PLI Scheme – Impact on Major Sectors

Next, let us look at the potential impact of the PLI scheme on the following major manufacturing sectors:

● Automobile industry
The highest financial outlay of over INR 57,000 crores has been earmarked for the Indian automobile industry. Currently, the industry is meeting its supplies by importing advanced auto parts like electric vehicle components and injectors from foreign manufacturers. The PLI scheme is aimed to encourage automobile manufacturers to invest in manufacturing automobile parts in India – and become a global exporter.

● Food processing
According to Adi Godrej of Godrej Group, “the PLI scheme will completely revolutionize the food processing industry in India.” Through both domestic and foreign investments, the scheme would increase India’s global share in total farm produce – that is currently only at 7%.

● Steel
TV Narendran of Tata Steel is of the opinion that the PLI scheme will be a “game-changer” for the Indian steel manufacturing industry. This scheme will incentivize the production of specialty steel in India – which will lead to an increase in total exports.

● Electronics
Under this scheme, electronic manufacturers will receive incentives of 4% to 6% - if they manufacture smartphones and other components like transistors, resistors, and diodes in India. Global manufacturers will get an incentive of up to 6% (or INR 15,000 crores) if they manufacture smartphones in India. India-based mobile phone companies can avail of an incentive of INR 200 crores over the next 4 years.
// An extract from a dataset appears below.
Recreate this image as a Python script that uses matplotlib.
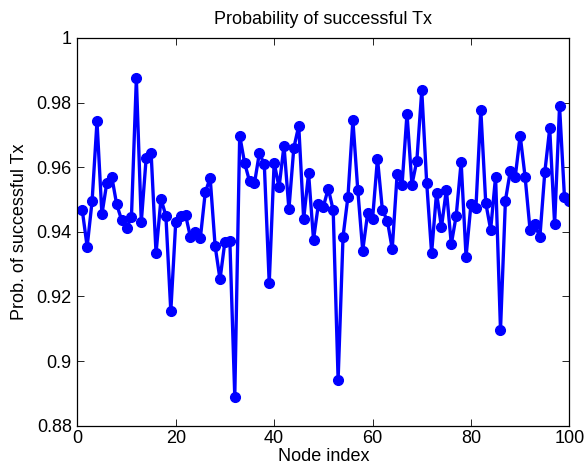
import matplotlib
matplotlib.use('Agg')
import matplotlib.pyplot as plt
import numpy as np

node_index = np.arange(1, 101)
prob_tx = [
    0.9468, 0.9354, 0.9494, 0.9742, 0.9454, 0.9552, 0.9571, 0.9485, 0.9437, 0.9412,
    0.9445, 0.9875, 0.9430, 0.9630, 0.9644, 0.9334, 0.9502, 0.9450, 0.9154, 0.9430,
    0.9450, 0.9452, 0.9383, 0.9400, 0.9380, 0.9522, 0.9567, 0.9357, 0.9253, 0.9370,
    0.9373, 0.8889, 0.9698, 0.9613, 0.9557, 0.9550, 0.9644, 0.9609, 0.9241, 0.9614,
    0.9538, 0.9667, 0.9470, 0.9660, 0.9728, 0.9440, 0.9581, 0.9376, 0.9486, 0.9478,
    0.9534, 0.9467, 0.8942, 0.9385, 0.9509, 0.9746, 0.9529, 0.9342, 0.9457, 0.9440,
    0.9627, 0.9467, 0.9435, 0.9347, 0.9580, 0.9546, 0.9766, 0.9546, 0.9620, 0.9838,
    0.9552, 0.9334, 0.9521, 0.9414, 0.9531, 0.9362, 0.9450, 0.9616, 0.9323, 0.9486,
    0.9473, 0.9777, 0.9490, 0.9407, 0.9571, 0.9096, 0.9497, 0.9589, 0.9571, 0.9698,
    0.9570, 0.9407, 0.9423, 0.9383, 0.9584, 0.9720, 0.9423, 0.9789, 0.9507, 0.9495,
]
y_ticks = [0.88, 0.9, 0.92, 0.94, 0.96, 0.98, 1]
y_labels = ['0.88', '0.9', '0.92', '0.94', '0.96', '0.98', '1']
x_ticks = [0, 20, 40, 60, 80, 100]

plt.rcParams['font.family'] = ['Liberation Sans', 'DejaVu Sans']
plt.rcParams['font.size'] = 13

fig = plt.figure(figsize=(5.87, 4.69), dpi=100)
ax = fig.add_axes([0.1317, 0.0923, 0.8383, 0.8267])

ax.plot(node_index, prob_tx, color='#0000ff', linewidth=2.4, marker='o',
        markersize=7, markeredgecolor='#0000ff')

ax.set_xlim(0, 100)
ax.set_ylim(0.88, 1)
ax.set_xticks(x_ticks)
ax.set_yticks(y_ticks)
ax.set_yticklabels(y_labels)
ax.tick_params(direction='in', length=5, top=True, right=True, width=0.6)
ax.tick_params(axis='y', pad=4)
ax.tick_params(axis='x', pad=3)
for s in ax.spines.values():
    s.set_linewidth(0.9)

ax.set_title('Probability of successful Tx', fontsize=13, pad=10)
ax.set_xlabel('Node index', labelpad=1)
ax.set_ylabel('Prob. of successful Tx', labelpad=6)

fig.savefig('out.png', dpi=100)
Which Investments Are Eligible?
All Indian manufacturers – who have a registered manufacturing facility in India – are eligible for the PLI scheme. To avail of this incentive scheme, companies need to invest in plant, machinery, technology, or R&D.

Following the announcement, global mobile phone manufacturers like Samsung, Foxconn, and Wistron have also applied to avail benefits under the PLI scheme.

Challenges

The PLI scheme will have its share of challenges in the coming years, as outlined below:

● Security concerns could arise with Chinese manufacturers – because of India partnering with countries like UK and Japan and preventing Chinese telecom companies from building 5G infrastructure in those markets.
● Incompatibility with the World Trade Organization norms could arise if the PLI scheme is not in line with boosting global exports and value addition.
● The PLI scheme must be kept temporary – as these incentives could slow down growth in the 10 benefiting industries if they are continued for an extended period.

Conclusion
Overall, the PLI scheme by the Indian government is a great boost to Indian manufacturing and exports and will improve the overall business environment. Additionally, it will attract foreign investments into India’s manufacturing sector and increase employment. Among the long-term challenges, these incentives must only be given a temporary run – to allow these industries to mature and grow on their own strength.